Deteriorated Risk-Reward: The new position typically has worse risk-reward characteristics than your original trade.
Compounded Opportunity Cost: Capital remains tied up in a low-probability recovery scenario rather than being redeployed to fresh, high-probability opportunities.
Mathematical Reality: If a trade thesis was wrong in Month 1, extending it to Month 2 rarely improves the underlying probabilities.
Building Anti-Sunk Cost Systems
The most effective approach to avoiding sunk cost errors involves building systematic processes that function independently of emotional state:
Pre-Trade Exit Planning: Before entering any position, document specific exit criteria including maximum dollar loss, maximum percentage loss, time-based exits, and technical invalidation levels.
Automated Exit Orders: Where possible, use bracket orders or automated systems to execute exits at predetermined levels, removing emotional decision-making from the process.
Regular Position Review: Schedule weekly portfolio reviews focusing on forward-looking expected value rather than historical performance.
Third-Party Perspective: Establish relationships with other traders who can provide objective analysis when you're emotionally attached to positions.
Performance Attribution Analysis: Track whether your best and worst trades came from following or violating your systematic exit rules.
The Compound Benefits of Disciplined Exits
Traders who master systematic loss management experience compound advantages:
Capital Preservation: Limiting individual trade losses preserves capital for future high-probability opportunities.
Emotional Stability: Knowing you'll cut losses at predetermined levels reduces psychological stress and improves decision-making quality.
Opportunity Recognition: Capital not trapped in deteriorating positions remains available for emerging opportunities.
Risk Management: Systematic exits prevent any single trade from causing disproportionate account damage.
Performance Consistency: Eliminating tail-risk losses through disciplined exits creates more predictable performance patterns.
The Professional Mindset Shift
Successful options traders undergo a fundamental psychological transformation regarding losses:
From Personal to Mathematical: Losses become mathematical events rather than personal failures, making rational decisions easier.
From Recovery to Optimization: Focus shifts from recovering lost money to optimizing future capital deployment.
From Hope to Probability: Decisions become based on mathematical probabilities rather than emotional hopes for recovery.

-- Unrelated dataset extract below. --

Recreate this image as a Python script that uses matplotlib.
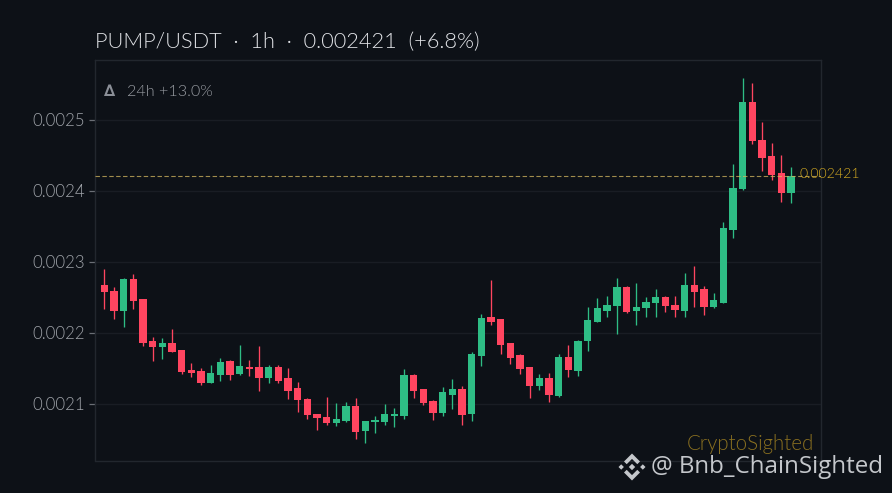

From Attachment to Flexibility: Positions become tools for profit rather than emotional investments requiring defense.
Implementation Framework
Begin building sunk cost resistance this week:
Week 1: Document current position exit criteria. For every open trade, write down specific conditions that would trigger closure.
Week 2: Implement the Fresh Capital Assessment Protocol on any underwater positions. Practice evaluating trades as if you had no previous investment.
Week 3: Establish systematic exit rules for future trades. Consider the 50% loss rule, time-based management, or delta-based exits.
Week 4: Review your exit discipline over the past month. Calculate opportunity costs of capital tied up in deteriorating positions.
The Long-Term Perspective
The Sunk Cost Fallacy destroys more trading accounts than poor market analysis. Learning to cut losses systematically isn't just about preserving capital, it's about preserving the mental capital necessary for long-term success.
Every dollar you save by cutting a loss early is a dollar available for the next high-probability opportunity. Every systematic exit you execute builds the psychological muscle memory needed for sustainable trading success.
The market rewards those who treat each decision independently, based on current probabilities rather than past investments. Your account balance will reflect whether you're making decisions based on where you've been or where you're going.